Three years ago Hasbro brought G.I. Joe back onto toy store shelves, with resounding success. Joe was soon joined by a brigade of violent military toys.
According to the National Coalition on Television Violence,
"The sales of war toys have climbed by 350 percent since 1982 to a record $842 million per year. War toys are now the leading category of toy sales, making up 5 of the 6 best-selling toys in the United States. The most popular war toys set in the U.S. is Thansformers, a series of futuristic robot warriors. Transformers are promoted by a cartoon of the same title, currently the most violent cartoon on TV, averaging 83 acts of violence per hour. The only nonviolent toy in the top selling category is Cabbage Patch Dolls.
"A total of 214 million individual war toys have been sold in the past year in the U.S. All five war toys sets are promoted by violent cartoon programs with war themes. The average American child will see 800 advertisements this year promoting violent toys.
The role of these toys is explained on the package. One of the Transformer dolls is called "Megatron." He's a "bad guy" who "believes in Peace Through Tyranny, combines brute strength, military cunning, ruthlessness, and terror. He's out to destroy the Earth . . . he fires a particle beam cannon." (Sound familiar?)
The G.I. Joe series is modelled after the U.S. Rapid Deployment Force. Equipped with up-to-date military hardware, the tough-as-nails G.I. Joe team is ready to fight any time, wherever there is a challenge to democracy and the American way of life. This challenge usually comes from the evil Cobra Command and its heathen Crimson Guard. The G.I. Joe cartoon show broadcasts nationwide five days a week in the United States.
War toys dropped out of sight when the Vietnam War finally became ugly in Americans' eyes. There was something unappealing about watching young Tommy play with his machine gun while his older brother Fred was on his way home from the rice paddies in a body bag.
Not until the Iranians took 52 Americans hostage did the Pentagon get a good public relations break. America was fed up with being slapped around. War became popular
again - not dragged-out, agonizing wars, but ones with quick and easy victories -such as the invasion of Grenada. Americans were cheered in the streets of St. George's and G.I. Joe sales soared. Once again, little boys wanted to grow up to be soldiers. Hasbro airlifted some 23,000 of its toys into Grenada the Christmas after the invasion, with the gracious aid of the U.S. military.
Something as ugly as war needs to be beautified before it hits the market. Memories of American boys being slaughtered on national TV fade into the background when Rambo is around. America is seen as taking control of violence again, rather than as being a victim of it. Being kicked in the head is not glamorous, but doing the kicking is glamorous - and even virtuous.

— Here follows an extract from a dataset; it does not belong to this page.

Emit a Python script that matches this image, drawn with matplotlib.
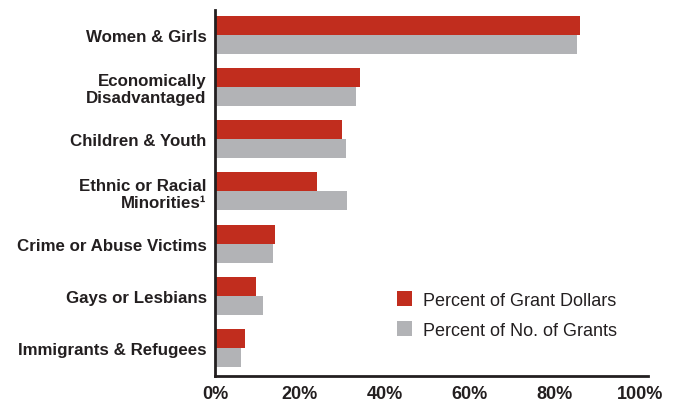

G.I. Joe caught the wave of militaristic fervor and has been riding high ever since. This did not result purely from luck:
Hasbro did market research for two years before putting G.I. Joe back on the market. They concluded that North Americans are ready to face war again. Such toys are produced by American companies, largely for Americans. G.I. Joe is quite a salesman for the supremacy of U.S. power. It is a sign of Canadians' colonial mentality that G.I. Joe sells so well here without even changing to a Canadian uniform.
The purpose of toys is to prepare children for the roles they will take upon reaching adulthood. Therein lies the sexism of toys. Boys are still pushed to trucks and tanks, girls to dolls and toy stoves. War toys say to a child, "This is what some adults do. This is what you might do."
The entertainment industry romanticizes war. War toys show violence without pain, and movies show violence as a virtue, with handsome, heroic men perpetrating it. Participatory war games are a current fad -running around in a forest shooting your friends with red paint, or running around in a maze shooting your friends with a phaser gun. You get the excitement of war without the risk or pain.
War toys normalize war. Whether or not those who play with war toys grow up to fight actively in a war, they do grow up not to resist it.
We hear such comments as this: i played cowboys and Indians as a boy and there's nothing violent about me now. I'm quite normal."
Answer: "You may be fine, but have you talked to a native North American lately? You may not personally have shoved them onto reservations, poisoned their food, and massacred their leaders, but through your silence you have allowed others to do so. Perhaps the game you used to play contributed to your ignorance, which contributed to your silence, which contributed to their suffering."
The educational system adds to this. Jonathan Kozol's disturbing book, The Night is Dark and I am Far From Home, discusses how people are taught to obey authority from kindergarten, and how the obedience grows into military compliance. Kozol says, "If you can get someone to put up their hand to go to the bathroom, you can get them to do anything.
It is sometimes argued that children are naturally aggressive and that these toys provide a healthy outlet. If so, why is aggression natural only in boys? These toys are promoted only for males. Are men naturally warmakers and women naturally cooks and cuddlers? Such an inference would hardly be accepted as scientific fact today.
Children are in powerless positions. Play with guns gives them a feeling of using power, and war toys make war seem palatable, safe, even fun.
But we don't have to buy them. When we oppose the institutions of war, we teach children by example that choices are possible. They will recognize our concern for the planet and be safer and stronger for it.